**Aim of the exercise:** Print the listing from its top line through the line containing "const LABEL_FONT = 'Lato';", nothing more, and leave out the pictures.
————
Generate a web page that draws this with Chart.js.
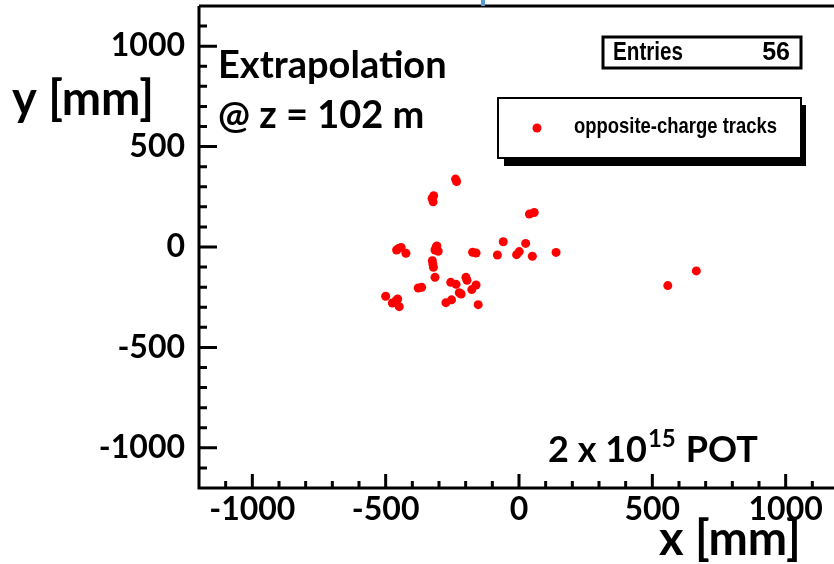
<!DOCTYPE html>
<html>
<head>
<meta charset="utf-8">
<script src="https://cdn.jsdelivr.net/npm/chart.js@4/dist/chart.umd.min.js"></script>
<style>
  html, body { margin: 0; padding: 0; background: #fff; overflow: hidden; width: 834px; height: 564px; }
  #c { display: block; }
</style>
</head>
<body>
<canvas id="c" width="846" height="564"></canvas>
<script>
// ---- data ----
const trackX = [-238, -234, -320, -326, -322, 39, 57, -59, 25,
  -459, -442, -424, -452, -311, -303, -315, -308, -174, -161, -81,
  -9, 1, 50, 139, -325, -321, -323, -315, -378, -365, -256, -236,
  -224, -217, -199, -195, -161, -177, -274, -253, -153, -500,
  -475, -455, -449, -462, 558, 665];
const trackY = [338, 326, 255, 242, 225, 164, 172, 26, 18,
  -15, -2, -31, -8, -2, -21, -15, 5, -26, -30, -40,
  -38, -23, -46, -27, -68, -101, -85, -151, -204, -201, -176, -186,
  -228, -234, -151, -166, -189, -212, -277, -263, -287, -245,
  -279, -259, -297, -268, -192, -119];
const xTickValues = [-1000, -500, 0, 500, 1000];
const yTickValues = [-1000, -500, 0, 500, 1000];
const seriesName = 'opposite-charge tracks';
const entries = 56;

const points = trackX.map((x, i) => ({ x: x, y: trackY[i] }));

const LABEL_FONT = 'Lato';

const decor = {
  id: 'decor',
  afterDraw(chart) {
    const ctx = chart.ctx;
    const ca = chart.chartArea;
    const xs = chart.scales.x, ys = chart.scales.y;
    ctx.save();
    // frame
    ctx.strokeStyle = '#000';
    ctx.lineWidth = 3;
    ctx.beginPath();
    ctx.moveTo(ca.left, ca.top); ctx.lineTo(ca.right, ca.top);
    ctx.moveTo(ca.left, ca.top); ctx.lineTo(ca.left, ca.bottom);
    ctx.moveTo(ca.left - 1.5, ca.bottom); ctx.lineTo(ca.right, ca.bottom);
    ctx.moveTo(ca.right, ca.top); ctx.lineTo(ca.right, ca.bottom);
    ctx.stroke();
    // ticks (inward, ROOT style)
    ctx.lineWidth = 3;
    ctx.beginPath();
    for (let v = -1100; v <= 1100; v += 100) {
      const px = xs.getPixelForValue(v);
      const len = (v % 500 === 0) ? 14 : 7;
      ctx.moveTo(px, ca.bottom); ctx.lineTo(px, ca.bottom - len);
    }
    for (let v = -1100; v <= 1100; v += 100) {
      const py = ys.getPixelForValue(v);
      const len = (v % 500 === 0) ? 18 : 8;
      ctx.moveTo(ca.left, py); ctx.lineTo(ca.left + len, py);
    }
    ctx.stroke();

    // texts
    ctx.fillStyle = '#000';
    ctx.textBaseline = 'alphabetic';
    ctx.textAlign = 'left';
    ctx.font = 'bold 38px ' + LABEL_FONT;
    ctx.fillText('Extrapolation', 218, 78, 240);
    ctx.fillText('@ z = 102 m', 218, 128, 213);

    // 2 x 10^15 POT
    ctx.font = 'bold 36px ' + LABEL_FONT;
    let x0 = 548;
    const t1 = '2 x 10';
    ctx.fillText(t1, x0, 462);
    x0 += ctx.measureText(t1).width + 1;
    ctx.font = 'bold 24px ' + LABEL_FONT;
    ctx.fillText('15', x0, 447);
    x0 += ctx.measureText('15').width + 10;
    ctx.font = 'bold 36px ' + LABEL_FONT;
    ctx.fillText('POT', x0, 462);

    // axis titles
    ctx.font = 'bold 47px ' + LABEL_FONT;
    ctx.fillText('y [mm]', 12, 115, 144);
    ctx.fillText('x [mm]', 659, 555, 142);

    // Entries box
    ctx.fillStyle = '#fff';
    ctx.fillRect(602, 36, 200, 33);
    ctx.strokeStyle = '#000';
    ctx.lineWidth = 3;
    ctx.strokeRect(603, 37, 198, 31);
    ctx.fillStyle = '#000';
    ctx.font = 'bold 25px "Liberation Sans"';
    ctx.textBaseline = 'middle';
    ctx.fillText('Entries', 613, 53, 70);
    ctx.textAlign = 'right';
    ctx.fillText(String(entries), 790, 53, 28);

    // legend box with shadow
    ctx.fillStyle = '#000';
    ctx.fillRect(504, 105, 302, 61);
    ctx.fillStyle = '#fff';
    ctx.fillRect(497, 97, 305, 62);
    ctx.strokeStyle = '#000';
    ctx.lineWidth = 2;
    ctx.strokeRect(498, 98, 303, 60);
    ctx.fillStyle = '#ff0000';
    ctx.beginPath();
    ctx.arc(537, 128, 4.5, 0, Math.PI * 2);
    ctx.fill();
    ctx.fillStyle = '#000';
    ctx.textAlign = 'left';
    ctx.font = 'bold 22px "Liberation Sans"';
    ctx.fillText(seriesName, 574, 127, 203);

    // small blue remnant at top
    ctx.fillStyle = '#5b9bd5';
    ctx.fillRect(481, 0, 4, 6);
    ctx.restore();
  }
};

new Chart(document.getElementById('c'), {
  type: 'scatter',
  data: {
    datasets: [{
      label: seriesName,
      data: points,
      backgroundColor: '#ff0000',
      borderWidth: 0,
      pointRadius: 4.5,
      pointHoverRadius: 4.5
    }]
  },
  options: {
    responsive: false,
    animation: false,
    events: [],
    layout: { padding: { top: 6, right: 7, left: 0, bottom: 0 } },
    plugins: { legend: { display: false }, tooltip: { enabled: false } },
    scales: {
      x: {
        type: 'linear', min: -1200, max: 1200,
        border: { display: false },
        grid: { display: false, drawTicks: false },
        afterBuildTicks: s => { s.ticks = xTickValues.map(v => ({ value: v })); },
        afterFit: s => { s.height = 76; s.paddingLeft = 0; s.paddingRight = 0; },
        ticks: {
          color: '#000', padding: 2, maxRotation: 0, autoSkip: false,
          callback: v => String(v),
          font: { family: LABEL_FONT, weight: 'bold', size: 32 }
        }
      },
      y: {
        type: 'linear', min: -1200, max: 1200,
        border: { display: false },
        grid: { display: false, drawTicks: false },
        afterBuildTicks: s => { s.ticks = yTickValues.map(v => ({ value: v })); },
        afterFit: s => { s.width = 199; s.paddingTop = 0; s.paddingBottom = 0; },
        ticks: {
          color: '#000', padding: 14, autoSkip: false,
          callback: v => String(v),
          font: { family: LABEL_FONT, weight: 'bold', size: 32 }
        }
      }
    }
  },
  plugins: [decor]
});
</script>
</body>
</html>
————
**Reply to the exercise:**
Generate a web page that draws this with Chart.js.
<!DOCTYPE html>
<html>
<head>
<meta charset="utf-8">
<script src="https://cdn.jsdelivr.net/npm/chart.js@4/dist/chart.umd.min.js"></script>
<style>
  html, body { margin: 0; padding: 0; background: #fff; overflow: hidden; width: 834px; height: 564px; }
  #c { display: block; }
</style>
</head>
<body>
<canvas id="c" width="846" height="564"></canvas>
<script>
// ---- data ----
const trackX = [-238, -234, -320, -326, -322, 39, 57, -59, 25,
  -459, -442, -424, -452, -311, -303, -315, -308, -174, -161, -81,
  -9, 1, 50, 139, -325, -321, -323, -315, -378, -365, -256, -236,
  -224, -217, -199, -195, -161, -177, -274, -253, -153, -500,
  -475, -455, -449, -462, 558, 665];
const trackY = [338, 326, 255, 242, 225, 164, 172, 26, 18,
  -15, -2, -31, -8, -2, -21, -15, 5, -26, -30, -40,
  -38, -23, -46, -27, -68, -101, -85, -151, -204, -201, -176, -186,
  -228, -234, -151, -166, -189, -212, -277, -263, -287, -245,
  -279, -259, -297, -268, -192, -119];
const xTickValues = [-1000, -500, 0, 500, 1000];
const yTickValues = [-1000, -500, 0, 500, 1000];
const seriesName = 'opposite-charge tracks';
const entries = 56;

const points = trackX.map((x, i) => ({ x: x, y: trackY[i] }));

const LABEL_FONT = 'Lato';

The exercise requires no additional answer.